Naming was a crucial first step in getting the measure of the deadly bug. Remember the fable of Rumpelstiltskin? Names are powerful. Giving a phenomenon a name: ‘the impressionists’, a Freudian slip’, ‘the butterfly effect’ is the beginning to understanding what it is that we are dealing with.
And so it’s worth reflecting on Web 2.0.
Tim Berners- Lee never liked it, claiming the WWW was inherently interactive. It was always about the conversation; Web2.0 was nothing new.
Yet when the term first surfaced at the Tim O’Reilly convened Web 2.0 Conference in 2004, tech press pounced on it, not merely for its definitive features, but because in so naming, a line in the sand had been drawn; the downward spiral of the dot-com crash had come to an end.
Now O’Reilly and John Batelle have done it again. No, not Web 2.5 or 3.0 or or virtual reality as one might have predicted , but WEB SQUARED, a term coined to describe the three way partnership between:
1. Our increasingly sensored (that’s with an ‘s’, not a ‘c’ ) environment with real time feedback loops.
2. Global positioning systems and applications via our ‘virtual black boxes’, (thanks Ondi Timoner for the term)
3. The data cloud: big databases in the sky that get better the more they are used.
O’Reilly gives an example of the power of this combined impact : Google mobile search + Googles’ Speech Recognition + Google’s image recognition.
Say the word Pizza into your device and the more people that use this word the better it’s context is understood. Google Search knows it’s probably not ‘Pisa’ because of the context of the other words and location. Within moments, users can access an address, phone number, menu and so on. The more people use this service, the greater the clarity in the informational data cloud. The Machine is learning.
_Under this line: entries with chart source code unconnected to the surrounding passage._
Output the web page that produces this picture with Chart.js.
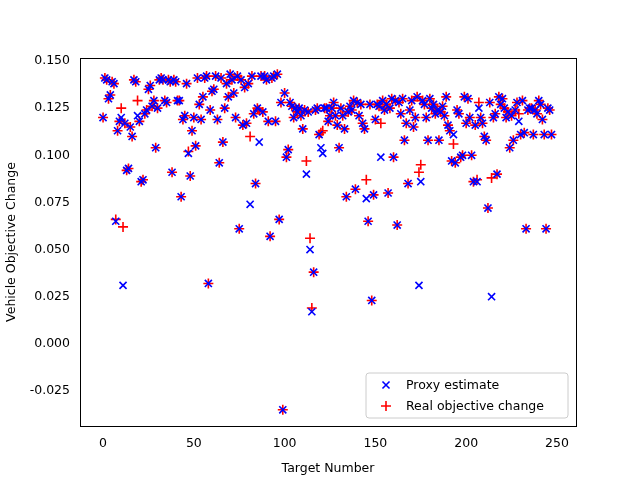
<!DOCTYPE html>
<html><head><meta charset="utf-8">
<script src="https://cdn.jsdelivr.net/npm/chart.js@4"></script>
<style>body{margin:0;background:#fff}</style>
</head><body><canvas id="c" width="640" height="480"></canvas>
<script>
const proxy = [0.120,0.141,0.140,0.130,0.132,0.139,0.138,0.065,0.113,0.118,0.120,0.031,0.117,0.092,0.093,0.115,0.110,0.140,0.139,0.121,
0.118,0.086,0.087,0.122,0.124,0.135,0.137,0.126,0.129,0.104,0.125,0.140,0.141,0.140,0.129,0.128,0.140,0.139,0.091,0.140,
0.139,0.129,0.129,0.078,0.119,0.121,0.138,0.101,0.089,0.113,0.120,0.105,0.141,0.127,0.119,0.131,0.141,0.142,0.032,0.124,
0.134,0.135,0.142,0.119,0.096,0.141,0.107,0.125,0.138,0.131,0.143,0.140,0.133,0.120,0.142,0.061,0.140,0.116,0.136,0.117,
0.138,0.074,0.142,0.122,0.085,0.125,0.107,0.142,0.123,0.142,0.140,0.118,0.057,0.141,0.142,0.118,0.143,0.066,0.128,-0.035,
0.133,0.099,0.103,0.128,0.126,0.120,0.125,0.123,0.125,0.121,0.114,0.124,0.090,0.123,0.050,0.017,0.038,0.124,0.125,0.111,
0.104,0.101,0.125,0.125,0.118,0.121,0.125,0.128,0.121,0.116,0.104,0.125,0.121,0.114,0.078,0.123,0.126,0.124,0.129,0.082,
0.128,0.121,0.127,0.117,0.114,0.077,0.065,0.127,0.023,0.079,0.119,0.127,0.126,0.099,0.129,0.124,0.127,0.080,0.125,0.130,
0.099,0.129,0.063,0.128,0.122,0.130,0.108,0.117,0.085,0.124,0.129,0.115,0.120,0.131,0.031,0.086,0.129,0.127,0.120,0.108,
0.130,0.125,0.127,0.122,0.124,0.108,0.123,0.126,0.121,0.131,0.116,0.113,0.097,0.111,0.096,0.124,0.122,0.099,0.100,0.131,
0.117,0.130,0.120,0.100,0.086,0.116,0.086,0.125,0.120,0.117,0.110,0.108,0.072,0.128,0.025,0.120,0.122,0.090,0.131,0.127,
0.130,0.125,0.120,0.123,0.104,0.121,0.108,0.124,0.128,0.118,0.111,0.129,0.112,0.061,0.124,0.125,0.125,0.111,0.124,0.122,
0.129,0.127,0.119,0.111,0.061,0.125,0.124,0.111];
const realOverrides = {7:0.066,10:0.125,11:0.062,19:0.129,47:0.102,81:0.110,86:0.124,112:0.097,114:0.056,115:0.019,120:0.112,121:0.113,
145:0.087,153:0.117,174:0.091,175:0.095,193:0.106,206:0.087,207:0.128,214:0.088,229:0.122};
const real = proxy.map((v,i)=> realOverrides[i]!==undefined ? realOverrides[i] : v);
const xTicks = [0,50,100,150,200,250];
const yTicks = [-0.025,0,0.025,0.05,0.075,0.1,0.125,0.15];

const frame = {id:'frame',afterDraw(ch){const a=ch.chartArea,c=ch.ctx;c.save();c.strokeStyle='#000';c.lineWidth=1;
 c.strokeRect(Math.round(a.left)+0.5,Math.round(a.top)+0.5,Math.round(a.right-a.left),Math.round(a.bottom-a.top));
 const x0=a.right-210,y0=a.bottom-53,w=202,h=45;
 c.fillStyle='rgba(255,255,255,0.8)';c.strokeStyle='#ccc';c.beginPath();c.roundRect(x0,y0,w,h,3);c.fill();c.stroke();
 c.font='12.5px "DejaVu Sans"';c.textBaseline='middle';
 const items=[['crossRot','blue','Proxy estimate'],['cross','red','Real objective change']];
 items.forEach((it,i)=>{const cy=y0+12+i*21,cx=x0+20;
  c.strokeStyle=it[1];c.fillStyle=it[1];c.lineWidth=1.6;
  Chart.helpers.drawPoint(c,{pointStyle:it[0],radius:5,borderWidth:1.6,rotation:0},cx,cy);
  c.fillStyle='#000';c.fillText(it[2],x0+40,cy+1);});
 c.restore();}};
new Chart(document.getElementById('c'),{type:'scatter',
 data:{datasets:[
  {label:'Proxy estimate',data:proxy.map((v,i)=>({x:i,y:v})),pointStyle:'crossRot',radius:5,borderColor:'blue',borderWidth:1.6,backgroundColor:'blue'},
  {label:'Real objective change',data:real.map((v,i)=>({x:i,y:v})),pointStyle:'cross',radius:5,borderColor:'red',borderWidth:1.6,backgroundColor:'red'}]},
 options:{animation:false,responsive:false,devicePixelRatio:1,events:[],
  layout:{padding:{left:0,right:64,top:58,bottom:0}},
  plugins:{legend:{display:false},tooltip:{enabled:false}},
  scales:{
   x:{type:'linear',min:-12.7,max:260.5,grid:{display:false},border:{display:false},
    afterBuildTicks(s){s.ticks=xTicks.map(v=>({value:v}));},
    ticks:{color:'#000',font:{family:'DejaVu Sans',size:12.5},padding:2},
    title:{display:true,text:'Target Number',color:'#000',font:{family:'DejaVu Sans',size:12.5},padding:{top:2}},
    afterFit(s){s.height=54;}},
   y:{type:'linear',min:-0.0436,max:0.1516,grid:{display:false},border:{display:false},
    afterBuildTicks(s){s.ticks=yTicks.map(v=>({value:v}));},
    ticks:{color:'#000',font:{family:'DejaVu Sans',size:12.5},padding:2,callback:v=>v.toFixed(3)},
    title:{display:true,text:'Vehicle Objective Change',color:'#000',font:{family:'DejaVu Sans',size:12.5},padding:{bottom:2}},
    afterFit(s){s.width=80;}}}},
 plugins:[frame]});
</script></body></html>
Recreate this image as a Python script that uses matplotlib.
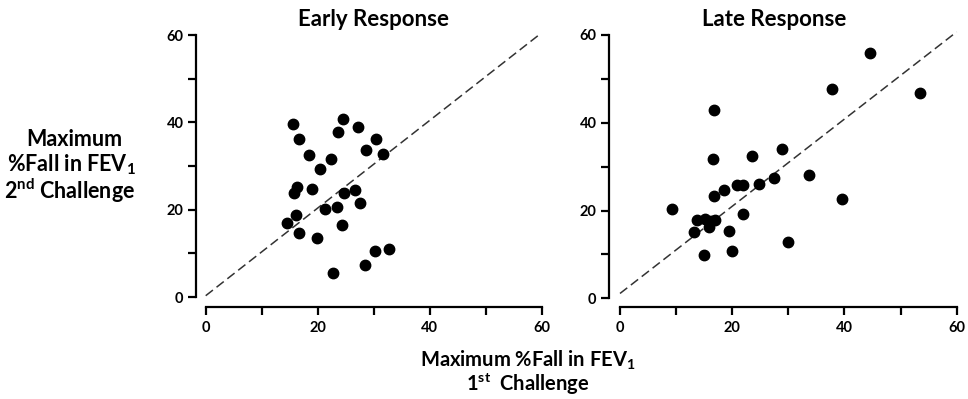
import matplotlib
matplotlib.use("Agg")
import matplotlib.pyplot as plt

# Early response: 1st challenge vs 2nd challenge (% fall in FEV1)
early_x = [15.6, 16.7, 18.5, 20.4, 22.3, 23.6, 24.5, 27.2, 30.5, 28.6, 31.6, 15.7, 16.3, 18.9,
           24.7, 26.6, 27.5, 23.5, 21.3, 16.1, 14.6, 16.7, 19.9, 24.3, 30.2, 32.7, 28.5, 22.8]
early_y = [39.7, 36.3, 32.6, 29.4, 31.6, 37.7, 40.8, 39.0, 36.1, 33.7, 32.7, 23.9, 25.1, 24.7,
           23.8, 24.4, 21.6, 20.7, 20.2, 18.8, 16.9, 14.6, 13.5, 16.5, 10.6, 11.0, 7.4, 5.5]

# Late response
late_x = [9.2, 13.7, 13.2, 15.2, 15.9, 16.3, 16.9, 14.9, 16.8, 16.5, 16.8, 18.6, 19.5, 20.0,
          20.9, 22.0, 21.9, 23.5, 24.7, 27.5, 28.9, 29.9, 33.6, 37.8, 39.6, 44.6, 53.5]
late_y = [20.4, 17.8, 15.0, 18.1, 16.2, 17.6, 17.8, 9.9, 43.0, 31.7, 23.3, 24.6, 15.3, 10.7,
          25.7, 25.7, 19.2, 32.5, 26.0, 27.3, 34.0, 12.8, 28.2, 47.7, 22.6, 56.0, 46.7]

# dashed reference lines (start, end)
early_line_x = [0, 59.5]
early_line_y = [0.3, 60]
late_line_x = [0, 60]
late_line_y = [1.1, 60.7]

ticks_major = [0, 20, 40, 60]
ticks_minor = [10, 30, 50]

plt.rcParams["font.family"] = ["Lato", "DejaVu Sans"]
plt.rcParams["font.weight"] = "bold"
plt.rcParams["mathtext.fontset"] = "custom"
plt.rcParams["mathtext.rm"] = "Lato:bold"
plt.rcParams["mathtext.it"] = "Lato:bold"
plt.rcParams["mathtext.bf"] = "Lato:bold"

fig = plt.figure(figsize=(9.68, 3.99), dpi=100)
ax1 = fig.add_axes([0.2125, 0.2556, 0.347, 0.6566])
ax2 = fig.add_axes([0.6405, 0.2524, 0.3478, 0.660])


def style_axes(ax, yout, xout):
    ax.set_xlim(0, 60)
    ax.set_ylim(0, 60)
    for s in ["top", "right"]:
        ax.spines[s].set_visible(False)
    ax.spines["left"].set_position(("outward", yout))
    ax.spines["bottom"].set_position(("outward", xout))
    ax.spines["left"].set_linewidth(1.6)
    ax.spines["bottom"].set_linewidth(1.6)
    ax.set_xticks(ticks_major + ticks_minor)
    ax.set_xticklabels([str(t) for t in ticks_major] + [""] * len(ticks_minor))
    ax.set_yticks(ticks_major + ticks_minor)
    ax.set_yticklabels([str(t) for t in ticks_major] + [""] * len(ticks_minor))
    ax.tick_params(width=1.6, length=5.5, labelsize=10.5)
    ax.tick_params(axis="x", pad=4.5)
    ax.tick_params(axis="y", pad=3.5)
    for lab in ax.get_xticklabels() + ax.get_yticklabels():
        lab.set_fontweight("bold")


for ax, xs, ys, lx, ly, yout, xout in [
    (ax1, early_x, early_y, early_line_x, early_line_y, 7, 7.5),
    (ax2, late_x, late_y, late_line_x, late_line_y, 8, 6.5),
]:
    ax.plot(lx, ly, linestyle=(0, (6, 3)), color="#333333", lw=1.1, clip_on=False)
    ax.plot(xs, ys, "o", color="black", ms=7.5, clip_on=False)
    style_axes(ax, yout, xout)

fig.text(373 / 968, 1 - 20 / 399, "Early Response", ha="center", va="center",
         fontsize=16, fontweight="bold")
fig.text(774 / 968, 1 - 20 / 399, "Late Response", ha="center", va="center",
         fontsize=16, fontweight="bold")

# y label, three separate lines
fig.text(74 / 968, 1 - 140 / 399, "Maximum", ha="center", va="center",
         fontsize=15.5, fontweight="bold")
fig.text(71 / 968, 1 - 165 / 399, "%Fall in FEV$_1$", ha="center", va="center",
         fontsize=15.5, fontweight="bold")
fig.text(70 / 968, 1 - 191 / 399, "2$^{\\mathrm{nd}}$ Challenge", ha="center", va="center",
         fontsize=15.5, fontweight="bold")

fig.text(528 / 968, 1 - 360 / 399, "Maximum %Fall in FEV$_1$", ha="center", va="center",
         fontsize=14.5, fontweight="bold")
fig.text(528 / 968, 1 - 384 / 399, "1$^{\\mathrm{st}}$  Challenge", ha="center", va="center",
         fontsize=14.5, fontweight="bold")

fig.savefig("out.png", dpi=100)
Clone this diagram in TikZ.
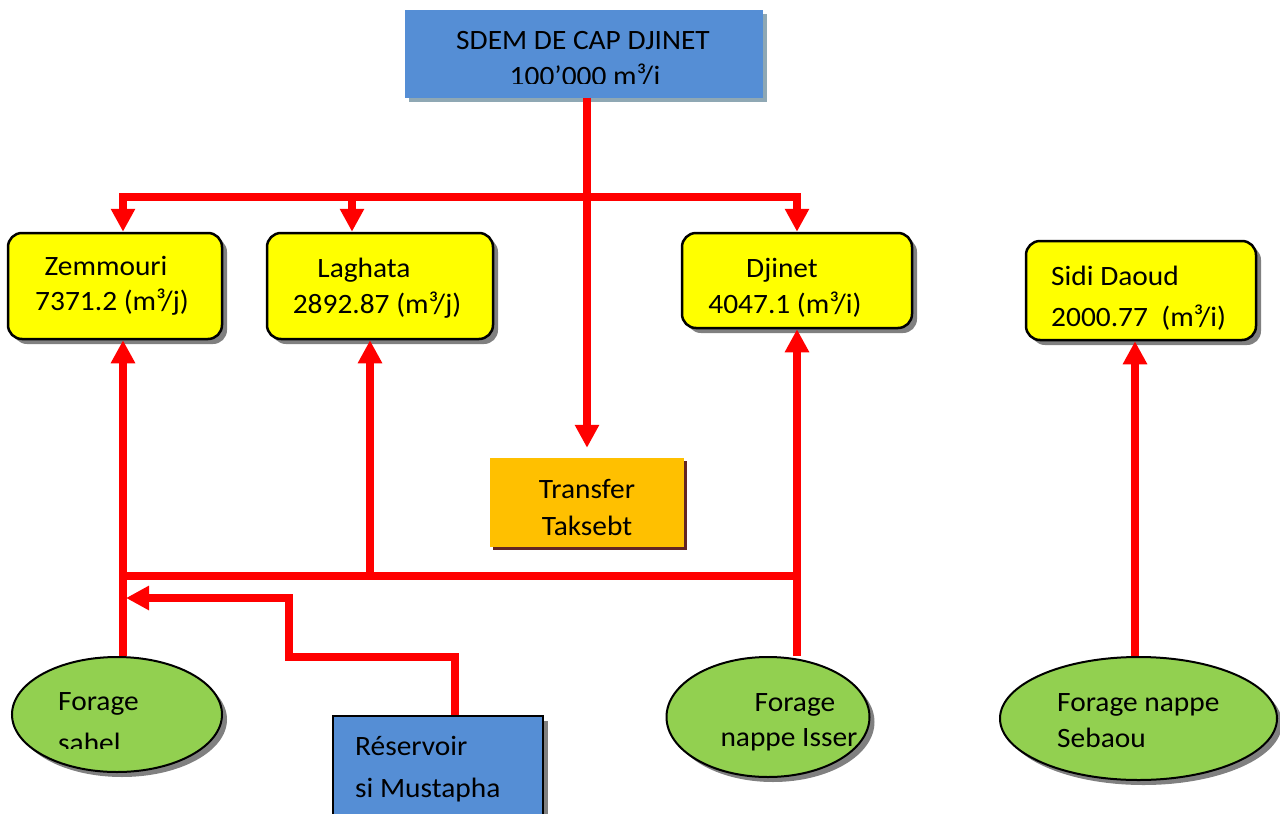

‘Web squared = Web meets world’ O’Reilly and Battelle
Web Squared is the network effect – not of users, as was the thrust of Web2.0 – but of data recognition and processing. Web Squared is ubiquitous, real-time and constantly better augmented intelligence systems.
For those of us working with the immersive web, this construct may not be anything substantially new, but it has been synthesised and even more, it now has a name.
Given the speed at which O’Reilly/Battelle think-pieces gain momentum, it is a timely prod. The immersive web will be a part of our web future, but certainly not all of it. Cloud-based social applications will be the metaverse in which the immersive Web will live.